Deployment Aspect	Grafana	Splunk
Scaling Method	Horizontal (Clustering)	Horizontal and Vertical
High Availability	Replication and Clustering	Disaster Recovery and Clustering
Cost Model	Open-source/Free; Paid for Enterprise/Cloud	Paid subscription based on volume/users
Infrastructure	Can be self-managed or Cloud (SaaS)	On-premises, Cloud, and Hybrid options

For those utilizing Grafana Cloud, the pricing structure is notably different. For example, the Grafana Cloud Free tier is limited to 3 users, and usage beyond the included limits can incur costs, such as $55 per user per month.

Extensibility and Developer Ecosystem

A tool's longevity in a tech stack is often determined by how easily it can be customized. Both Grafana and Splunk provide extensive developer resources, though they target different layers of the stack.

Grafana offers extensive SDKs and APIs, which are critical for developers looking to build custom plugins or unique dashboard panels. This extensibility is what allows the community to constantly innovate, adding new visualizations and data source support.

Splunk provides a massive ecosystem through its APIs and the Splunkbase add-on marketplace. This allows developers to build custom integrations and applications that can extend Splunk's core capabilities into specialized domains like cybersecurity or IoT monitoring.

Strategic Selection: When to Use Which

Choosing between Grafana and Splunk is not a zero-sum game, but it does require a clear understanding of your organization's specific needs and constraints.

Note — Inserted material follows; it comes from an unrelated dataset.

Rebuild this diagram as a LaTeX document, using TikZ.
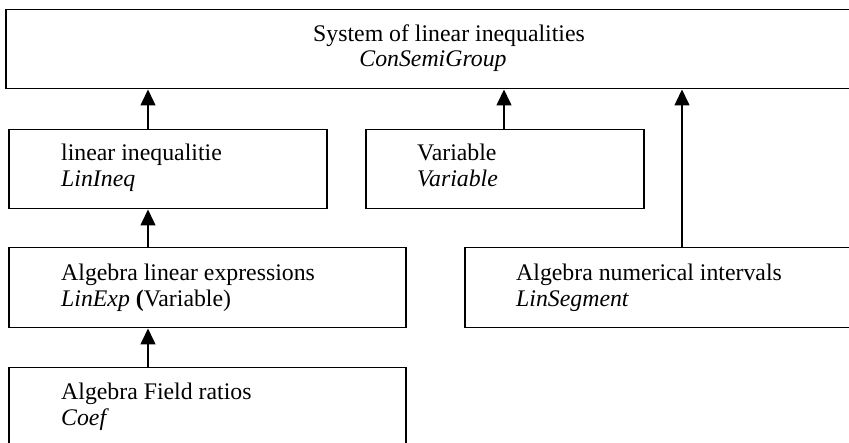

Organizations should consider Grafana if:
- The primary goal is real-time monitoring of time-series metrics.
- The team needs a unified dashboard for multiple, disparate data sources.
- Budget constraints favor an open-source or low-cost solution.
- The workload involves highly dynamic, ephemeral environments like Kubernetes.

Organizations should consider Splunk if:
- The primary requirement is deep, forensic log analysis and indexing.
- The organization handles massive volumes of unstructured, machine-generated data.
- Advanced AI/ML capabilities like predictive analytics are required.
- The budget allows for a premium, high-performance data engine.

It is important to note the limitations. Grafana is generally not the ideal choice for small-scale data analysis that does not involve time-series data, nor is it the best fit for organizations requiring total data sovereignty in certain highly regulated contexts. Similarly, Splunk may be overkill for organizations dealing with very small amounts of data, as the cost of the subscription and the resource allocation required for its configuration can be significant.

Conclusion: The Integrated Observability Future

The future of observability does not lie in the dominance of one tool over the other, but in the seamless integration of their unique strengths. As systems become more complex, the distinction between "monitoring" and "observability" continues to blur. We are moving toward an era where the lightweight, rapid-response capabilities of Grafana must work in tandem with the deep, investigative intelligence of Splunk.

An optimal architecture leverages Grafana as the front-end intelligence layer—providing the immediate, actionable visualizations that alert engineers to changes in the environment—while utilizing Splunk as the backend truth engine—providing the indexed, searchable, and AI-enhanced data repository required to understand the "why" behind every alert. The ability to pull Splunk's deep SPL-driven insights directly into Grafana's intuitive dashboards represents the pinnacle of modern operational visibility, allowing teams to move from detection to resolution with unprecedented speed.